Fulminant gleich der Auftakt: Kein Zweifel, dass die Jan Garbarek Group mit Perkussions-Magier Trilok Gurtu eines der faszinierendsten Jazzquartette unserer Zeit ist – in ihrer lyrischen Qualität und poetischen Projektionskraft noch immer unerreicht. Ob auf der Bühne oder im Saal – allerorten war eine neu erweckte Lust am Livemusik-Erlebnis spürbar. Auch im Doppelkonzert zum Ausklang: Im schwarz-weiß-gestreiften Anzug präsentierte Iiro Rantala sich als veritable Wundertüte. Ob Ragtime, Bebop oder Popsong – der sympathische Finne findet zu jedem Genre seinen eigenen Zugang, nicht selten auch mit humoristischer Note. Dass Rantala sowohl jazzmusikalisch wie klassisch ausgebildet ist, verleiht seinem Spiel eine eigentümliche Faszination. Mit „Freedom“ gestaltete er einen grandiosen Höhepunkt: Handtuch und Papier im Inneren des Flügels sorgten für ungewohnte, mal cembaloähnliche, mal schnarrende Minimal-Music-Klangwirkungen.

Nicht weniger vielfältig der folgende Auftritt des Tingvall Trios, das sein aktuelles Album Dance vorstellte: exzellent konzertanter Jazz, mitreißend auch dann noch, wenn wie bei „Vägen“ der Rhythmus mal etwas versteckter daherkommt. Tatsächlich tänzerisch ging es bei der dritten Auflage der Dance/Jazz Fusio mit FUMMQ, dem Ferenc und Magnus Mehl Quartett sowie vier Tänzern des Stuttgarter Balletts zu. Modern Jazz trifft Modern Dance: Zu den Klängen von „Traumtänzer“ bewegten sich Miriam Kacerova und Roman Novitzky, der auch die Choreografien entwickelt hatte, in einem Pas de deux durch alle Anziehungs- und Abstoßungsphasen einer Beziehung.

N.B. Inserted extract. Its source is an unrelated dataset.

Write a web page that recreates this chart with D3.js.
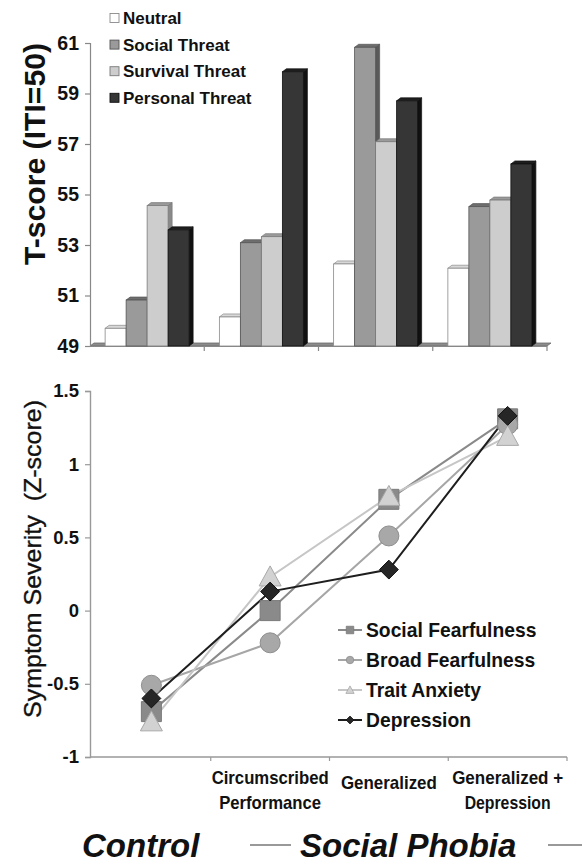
<!DOCTYPE html>
<html>
<head>
<meta charset="utf-8">
<script src="https://cdn.jsdelivr.net/npm/d3@7/dist/d3.min.js"></script>
<style>
  html, body { margin: 0; padding: 0; background: #fff; }
  svg { display: block; font-family: "Liberation Sans", Arial, Helvetica, sans-serif; }
</style>
</head>
<body>
<svg id="chart" width="582" height="867"></svg>
<script>
// ---------- DATA ----------
const groups = ["Control", "Circumscribed Performance", "Generalized", "Generalized + Depression"];
const groupLabelLines = [[], ["Circumscribed", "Performance"], ["Generalized"], ["Generalized +", "Depression"]];

const threatSeries = ["Neutral", "Social Threat", "Survival Threat", "Personal Threat"];
const neutralT  = [49.70, 50.15, 52.25, 52.08];
const socialT   = [50.82, 53.09, 60.83, 54.52];
const survivalT = [54.56, 53.33, 57.09, 54.78];
const personalT = [53.60, 59.86, 58.71, 56.21];
const tTicks = [49, 51, 53, 55, 57, 59, 61];

const symptomSeries = ["Social Fearfulness", "Broad Fearfulness", "Trait Anxiety", "Depression"];
const socialFear = [-0.69, 0.00, 0.76, 1.31];
const broadFear  = [-0.51, -0.22, 0.51, 1.27];
const traitAnx   = [-0.76, 0.23, 0.78, 1.19];
const depression = [-0.60, 0.13, 0.28, 1.33];
const zTicks = [-1, -0.5, 0, 0.5, 1, 1.5];

// ---------- SETUP ----------
const svg = d3.select("#chart");
const FONT = '"Liberation Sans", Arial, Helvetica, sans-serif';

// ========== TOP: 3D column chart ==========
const topX = d3.scaleBand().domain(groups).range([90, 547]).paddingInner(0).paddingOuter(0);
const innerX = d3.scaleBand().domain(threatSeries).range([0, 84]);
const topY = d3.scaleLinear().domain([49, 61]).range([346, 43]);
const DX = 4, DY = 3;

const barStyles = {
  "Neutral":         { front: "#ffffff", top: "#d8d8d8", side: "#bdbdbd", stroke: "#8a8a8a" },
  "Social Threat":   { front: "#9a9a9a", top: "#6e6e6e", side: "#5a5a5a", stroke: "#555" },
  "Survival Threat": { front: "#cdcdcd", top: "#9a9a9a", side: "#8a8a8a", stroke: "#7a7a7a" },
  "Personal Threat": { front: "#363636", top: "#1e1e1e", side: "#111111", stroke: "#111" }
};
const threatValues = [neutralT, socialT, survivalT, personalT];

// floor
const y0 = topY(49);
svg.append("path")
  .attr("d", `M${topX.range()[0]},${y0} L${topX.range()[1]},${y0} L${topX.range()[1]+DX},${y0-DY} L${topX.range()[0]+DX},${y0-DY} Z`)
  .attr("fill", "#8c8c8c").attr("stroke", "#6a6a6a").attr("stroke-width", 0.8);

// x axis ticks (top)
const topXAxis = svg.append("g").attr("transform", `translate(0,${y0})`);
topXAxis.append("line").attr("x1", 90).attr("x2", 547).attr("y1", 0.5).attr("y2", 0.5)
  .attr("stroke", "#888").attr("stroke-width", 1.2);
groups.forEach((g, i) => {
  const x = topX(g) + topX.bandwidth();
  topXAxis.append("line").attr("x1", x).attr("x2", x).attr("y1", 0).attr("y2", 5)
    .attr("stroke", "#888").attr("stroke-width", 1.2);
});

// bars
const barG = svg.append("g");
groups.forEach((g, gi) => {
  const gx = topX(g) + (topX.bandwidth() - 84) / 2;
  threatSeries.forEach((s, si) => {
    const v = threatValues[si][gi];
    const st = barStyles[s];
    const x = gx + innerX(s);
    const w = innerX.bandwidth();
    const yt = topY(v);
    barG.append("path")
      .attr("d", `M${x+w},${yt} L${x+w+DX},${yt-DY} L${x+w+DX},${y0-DY} L${x+w},${y0} Z`)
      .attr("fill", st.side).attr("stroke", st.stroke).attr("stroke-width", 0.7);
    barG.append("path")
      .attr("d", `M${x},${yt} L${x+DX},${yt-DY} L${x+w+DX},${yt-DY} L${x+w},${yt} Z`)
      .attr("fill", st.top).attr("stroke", st.stroke).attr("stroke-width", 0.7);
    barG.append("rect")
      .attr("x", x).attr("y", yt).attr("width", w).attr("height", y0 - yt)
      .attr("fill", st.front).attr("stroke", st.stroke).attr("stroke-width", 0.8);
  });
});

// y axis (top)
const topYAxis = svg.append("g").attr("transform", "translate(90,0)")
  .call(d3.axisLeft(topY).tickValues(tTicks).tickSize(5).tickPadding(6).tickFormat(d => String(d)));
topYAxis.select(".domain").attr("stroke", "#888").attr("stroke-width", 1.2);
topYAxis.selectAll(".tick line").attr("stroke", "#888").attr("stroke-width", 1.2);
topYAxis.selectAll(".tick text").attr("font-family", FONT).attr("font-size", 19.5)
  .attr("font-weight", "bold").attr("fill", "#111");

// y title (top)
svg.append("text")
  .attr("transform", "translate(45,154) rotate(-90)")
  .attr("text-anchor", "middle")
  .attr("font-family", FONT).attr("font-size", 29).attr("font-weight", "bold").attr("fill", "#111")
  .attr("textLength", 222).attr("lengthAdjust", "spacingAndGlyphs")
  .text("T-score (ITI=50)");

// legend (top)
const topLeg = svg.append("g");
threatSeries.forEach((s, i) => {
  const cy = 18 + i * 26.6;
  const st = barStyles[s];
  topLeg.append("rect").attr("x", 110).attr("y", cy - 4.5).attr("width", 9).attr("height", 9)
    .attr("fill", st.front).attr("stroke", st.stroke).attr("stroke-width", 0.9);
  topLeg.append("text").attr("x", 123).attr("y", cy).attr("dy", "0.36em")
    .attr("font-family", FONT).attr("font-size", 17).attr("font-weight", "bold").attr("fill", "#111")
    .text(s);
});

// ========== BOTTOM: line chart ==========
const botX = d3.scaleBand().domain(groups).range([92, 567]);
const botY = d3.scaleLinear().domain([-1, 1.5]).range([757, 391]);

const botXAxis = svg.append("g").attr("transform", "translate(0,757)");
botXAxis.append("line").attr("x1", 90).attr("x2", 567).attr("y1", 0).attr("y2", 0)
  .attr("stroke", "#999").attr("stroke-width", 1.4);
groups.forEach((g) => {
  const x = botX(g) + botX.bandwidth();
  botXAxis.append("line").attr("x1", x).attr("x2", x).attr("y1", 0).attr("y2", 4)
    .attr("stroke", "#999").attr("stroke-width", 1.2);
});
const labelWidths = { "Circumscribed": 117, "Performance": 102, "Generalized": 96, "Generalized +": 111, "Depression": 86 };
groups.forEach((g, gi) => {
  const lines = groupLabelLines[gi];
  const cx = botX(g) + botX.bandwidth() / 2;
  const baseY = lines.length === 1 ? 789 : 784;
  lines.forEach((ln, li) => {
    botXAxis.append("text").attr("x", cx).attr("y", baseY - 757 + li * 25)
      .attr("text-anchor", "middle")
      .attr("font-family", FONT).attr("font-size", 19).attr("font-weight", "bold").attr("fill", "#111")
      .attr("textLength", labelWidths[ln]).attr("lengthAdjust", "spacingAndGlyphs")
      .text(ln);
  });
});

const botYAxis = svg.append("g").attr("transform", "translate(90,0)")
  .call(d3.axisLeft(botY).tickValues(zTicks).tickSize(5).tickPadding(6).tickFormat(d => String(d)));
botYAxis.select(".domain").attr("stroke", "#999").attr("stroke-width", 1.4);
botYAxis.selectAll(".tick line").attr("stroke", "#999").attr("stroke-width", 1.2);
botYAxis.selectAll(".tick text").attr("font-family", FONT).attr("font-size", 18.5)
  .attr("font-weight", "bold").attr("fill", "#111");

svg.append("text")
  .attr("transform", "translate(41,559) rotate(-90)")
  .attr("text-anchor", "middle")
  .attr("font-family", FONT).attr("font-size", 24).attr("fill", "#111")
  .attr("stroke", "#111").attr("stroke-width", 0.35)
  .attr("textLength", 318).attr("lengthAdjust", "spacingAndGlyphs")
  .style("white-space", "pre")
  .text("Symptom Severity  (Z-score)");

const lineStyles = {
  "Social Fearfulness": { line: "#8a8a8a", fill: "#8a8a8a", stroke: "#7a7a7a", shape: "square" },
  "Broad Fearfulness":  { line: "#a6a6a6", fill: "#a8a8a8", stroke: "#8e8e8e", shape: "circle" },
  "Trait Anxiety":      { line: "#c6c6c6", fill: "#d2d2d2", stroke: "#a8a8a8", shape: "triangle" },
  "Depression":         { line: "#1e1e1e", fill: "#262626", stroke: "#111", shape: "diamond" }
};
const symptomValues = [socialFear, broadFear, traitAnx, depression];
const cxOf = g => botX(g) + botX.bandwidth() / 2;

function markerPath(shape, size) {
  const h = size / 2;
  if (shape === "square") return `M${-h},${-h}H${h}V${h}H${-h}Z`;
  if (shape === "circle") return d3.symbol(d3.symbolCircle, Math.PI * h * h)();
  if (shape === "triangle") return `M0,${-h*1.1}L${h*1.1},${h*0.9}L${-h*1.1},${h*0.9}Z`;
  if (shape === "diamond") return `M0,${-h*1.05}L${h*1.05},0L0,${h*1.05}L${-h*1.05},0Z`;
}

const lineGen = d3.line().x(d => cxOf(d.g)).y(d => botY(d.v));
symptomSeries.forEach((s, si) => {
  const pts = groups.map((g, gi) => ({ g, v: symptomValues[si][gi] }));
  svg.append("path").datum(pts).attr("d", lineGen)
    .attr("fill", "none").attr("stroke", lineStyles[s].line).attr("stroke-width", 2);
});
symptomSeries.forEach((s, si) => {
  const st = lineStyles[s];
  const size = st.shape === "diamond" ? 18 : 20;
  groups.forEach((g, gi) => {
    svg.append("path")
      .attr("transform", `translate(${cxOf(g)},${botY(symptomValues[si][gi])})`)
      .attr("d", markerPath(st.shape, size))
      .attr("fill", st.fill).attr("stroke", st.stroke).attr("stroke-width", 1);
  });
});

// legend (bottom)
const botLeg = svg.append("g");
symptomSeries.forEach((s, i) => {
  const cy = 630 + i * 30;
  const st = lineStyles[s];
  botLeg.append("line").attr("x1", 338).attr("x2", 362).attr("y1", cy).attr("y2", cy)
    .attr("stroke", st.line).attr("stroke-width", 2);
  botLeg.append("path").attr("transform", `translate(350,${cy})`)
    .attr("d", markerPath(st.shape, 7.5))
    .attr("fill", st.fill).attr("stroke", st.stroke).attr("stroke-width", 0.8);
  botLeg.append("text").attr("x", 366).attr("y", cy).attr("dy", "0.36em")
    .attr("font-family", FONT).attr("font-size", 19.3).attr("font-weight", "bold").attr("fill", "#111")
    .text(s);
});

// ========== group labels at bottom ==========
svg.append("text").attr("x", 82).attr("y", 857)
  .attr("font-family", FONT).attr("font-size", 33).attr("font-weight", "bold").attr("font-style", "italic")
  .attr("fill", "#111").text("Control");
svg.append("line").attr("x1", 250).attr("x2", 291).attr("y1", 845).attr("y2", 845)
  .attr("stroke", "#777").attr("stroke-width", 1.5);
svg.append("text").attr("x", 300).attr("y", 857)
  .attr("font-family", FONT).attr("font-size", 33).attr("font-weight", "bold").attr("font-style", "italic")
  .attr("fill", "#111").text("Social Phobia");
svg.append("line").attr("x1", 548).attr("x2", 582).attr("y1", 845).attr("y2", 845)
  .attr("stroke", "#777").attr("stroke-width", 1.5);
</script>
</body>
</html>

Erika Stucky © Rainer Ortag

Mit gleich zwei Bands stand Richie Beirach auf der Bühne: mit dem Sirius Quartet, wie der US-amerikanische Pianist eigens aus New York eingeflogen, improvisierte Beirach über Musik von Beethoven, Bartók und Chatschaturjan, mit seinem European Quartet, bestehend aus Gregor Hübner (v), Veit Hübner (b) und Michael Kersting (dr), interpretierte er John Coltranes „Transition“ und Eigenkompositionen wie „Elm“ oder „Pendulum“. Noch immer frappierend an Beirach: zartfühlende Empfindsamkeit und Naturgewalt in einer Person. Hildegard lernt fliegen, Camille Bertault und David Helbock gestalteten weitere Highlights.